3) World of Warcraft

  • Took everything you hate about EQ and threw it out
  • Cartoony look but not harsh graphics so everyone can play
  • Addiction is staggeringly high and the population of the game comes 27th in the world categories of countries
  • Quests made easy and fun
  • Does not take itself too seriously even when too many people do
  • Addresses the casual player more than any previous title
  • Constantly updates based on player feedback and new design, not just expansions
  • Addictions now cost fifteen per month, per account (yes, I said per account)

4) Warhammer Online

  • PvP is now a way of life with RvR
  • Quests made so easy to understand the players guide is just a brick with WAR on the side you hit yourself in the head with everytime you forget to look at your map.
  • Level system is attached to everything, Players, Guilds, Realm Status, Cities
  • You can level through PvP and skip almost the whole of the content world
  • The things you hate about WoW? yep they tossed them too
  • Leans more into fast paced PC gaming skill rather than epic story feel. Role-play servers are filled with strange people whom often find themselves alone in level 1 cities
  • I'm doing great and I still have no idea what the game is about.

I for one have always been the casual player so for me Warhammer became very ideal. I can log in, sign up for a RvR battle ground, or wander out in a Realm vs. Realm zone and shoot people like crazy. More so I get rewarded well for it. Like so many people out there that love a genera it all comes down to the details in the end. For me the details are pvp that feels like real skill, rewards for being awesome, and after that big worlds and fun events are good icing.

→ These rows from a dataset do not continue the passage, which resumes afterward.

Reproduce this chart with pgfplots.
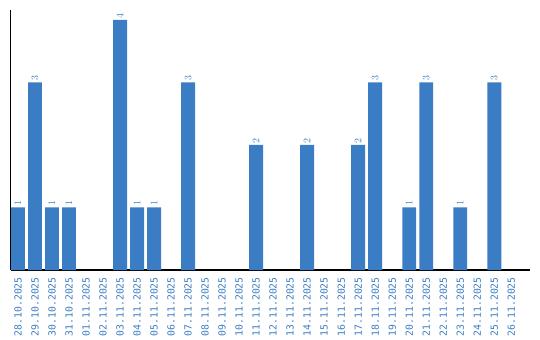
\documentclass[border=0pt]{standalone}
\usepackage{pgfplots}
\pgfplotsset{compat=1.18}
\usepackage{fontspec}
\setmainfont{DejaVu Sans Mono}
\definecolor{barblue}{HTML}{3B7DC4}
\begin{document}
\begin{tikzpicture}
\begin{axis}[
  at={(10.5bp,70bp)}, anchor=south west,
  scale only axis, width=519.5bp, height=260bp,
  xmin=-0.44, xmax=30.1, ymin=0, ymax=4.16,
  axis x line=bottom, axis y line=left,
  axis line style={-, line width=1.1bp, black},
  ytick=\empty,
  xtick={0,...,29},
  xticklabels={28.10.2025,29.10.2025,30.10.2025,31.10.2025,01.11.2025,02.11.2025,03.11.2025,04.11.2025,05.11.2025,06.11.2025,07.11.2025,08.11.2025,09.11.2025,10.11.2025,11.11.2025,12.11.2025,13.11.2025,14.11.2025,15.11.2025,16.11.2025,17.11.2025,18.11.2025,19.11.2025,20.11.2025,21.11.2025,22.11.2025,23.11.2025,24.11.2025,25.11.2025,26.11.2025},
  major tick length=0pt,
  xticklabel style={rotate=90, anchor=east, inner sep=0pt, xshift=-7bp, font=\fontsize{9.8bp}{11bp}\selectfont, text=barblue},
  nodes near coords,
  nodes near coords style={rotate=90, anchor=west, inner sep=1.5bp, font=\fontsize{9.5bp}{10bp}\selectfont, text=barblue},
  clip=false,
]
\addplot[ybar, bar width=0.82, fill=barblue, draw=none] coordinates {
 (0,1) (1,3) (2,1) (3,1) (6,4) (7,1) (8,1) (10,3) (14,2) (17,2) (20,2) (21,3) (23,1) (24,3) (26,1) (28,3)
};
\end{axis}
\pgfresetboundingbox
\path[use as bounding box] (0,0) rectangle (540bp,340bp);
\end{tikzpicture}
\end{document}
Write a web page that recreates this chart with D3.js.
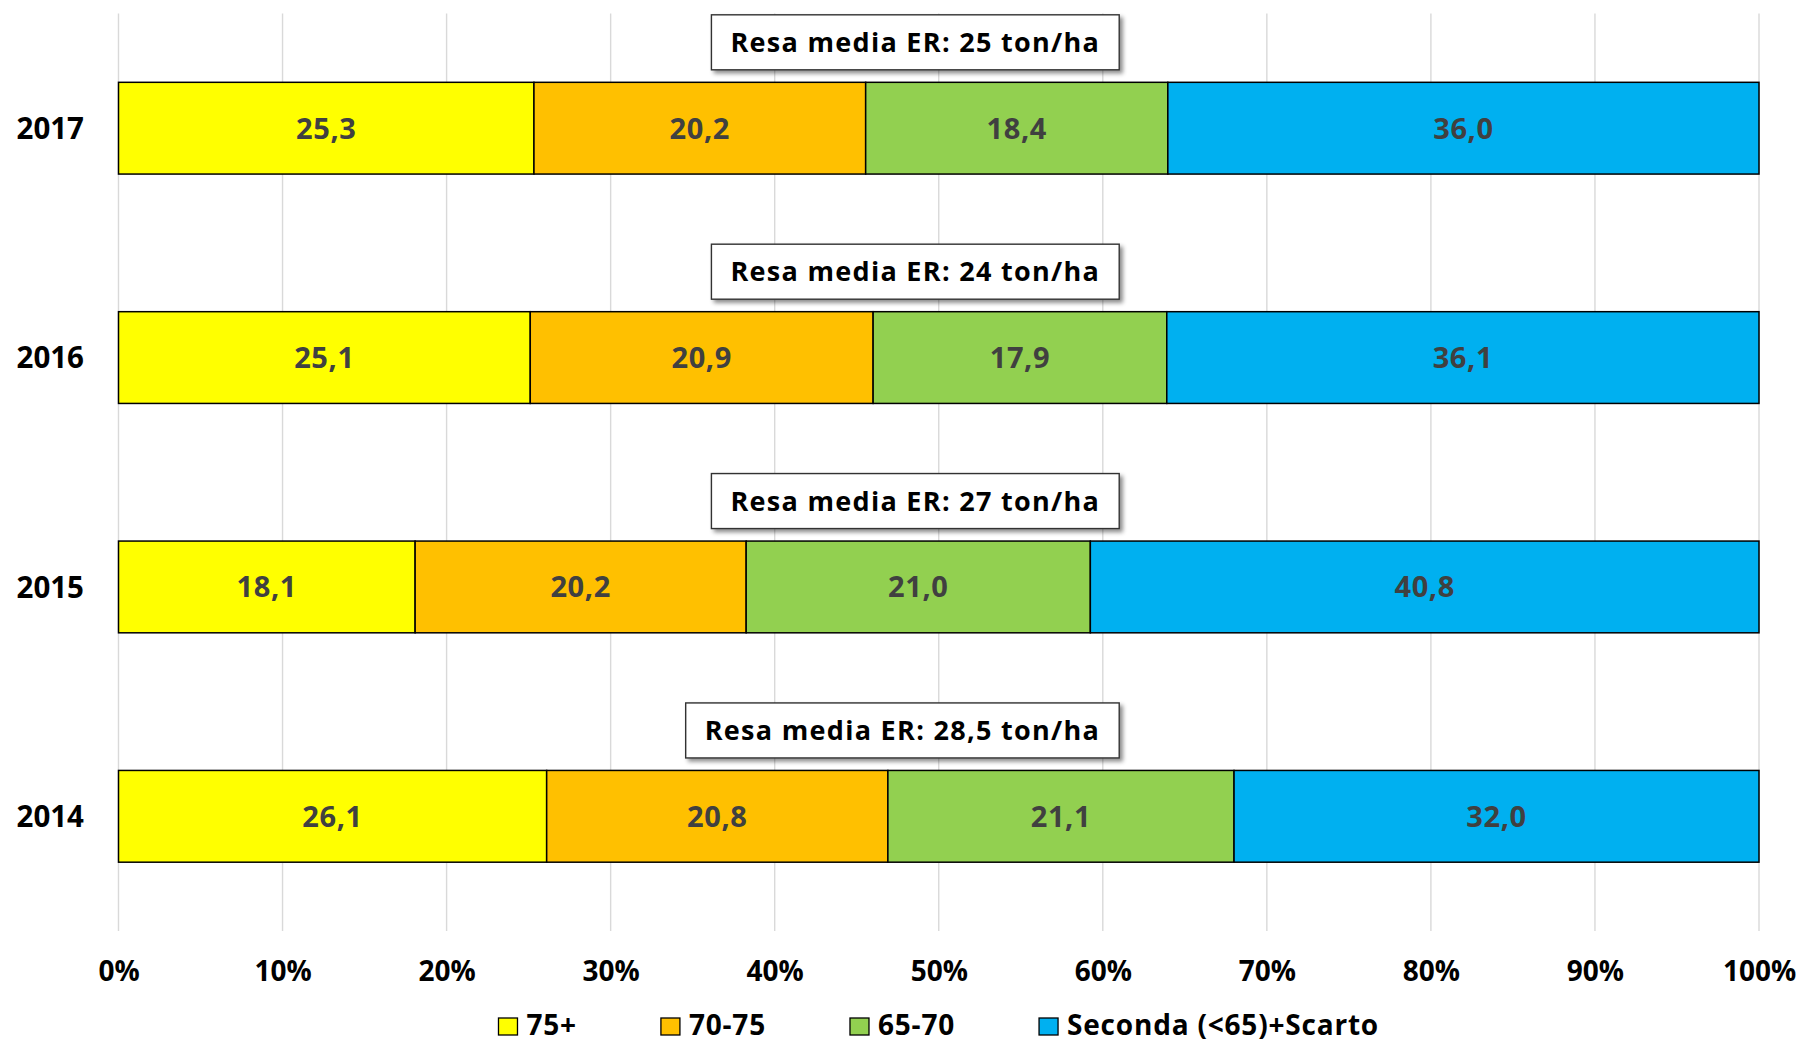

This isn't a recomendation to play War. Unless you are a frustrated PvPer like me when you were playing WoW (before you quit for the third time; oh I just know it will be better this time....) then by all means jump right in. Since I also play a great deal of all other games it struck me that because MMOs desveredly have such a static sense to them by the mass public I wanted to applaud Mythic on breaking what I had considered the great monolitic WoW mold.

Who else has fond memories of the quirks of your paticular game? One for me was getting on the Halo 1 Ghost, using the "floaty gravity" to ram myself up and over the fort in blood gultch, and moving back and forth over the flag like a horrible lawn mower.

Seabass


Comments
on Oct 18, 2008

Great article.  Sounds like Warhammer has potential.

on Oct 19, 2008

It has that new car smell right now. There is a patch a week to handle the random launch bugs so currently it seems only the die hard fans and the MMO curious are playing. However if you are interested and don't have a sever to play on you can play on certain servers and then on the minority side (order or chaos) for a +20% experiance bonus. That isn't to say it is bug free either.

Example: I have a ranged knockback and I blew a guy back INTO a mountain. To explain it the character I knocked into the mountain broke the clipping plane and got jammed in pretty good to where he crashed out. That doesn't happen often but I am trying REALLY hard to get it to happen again.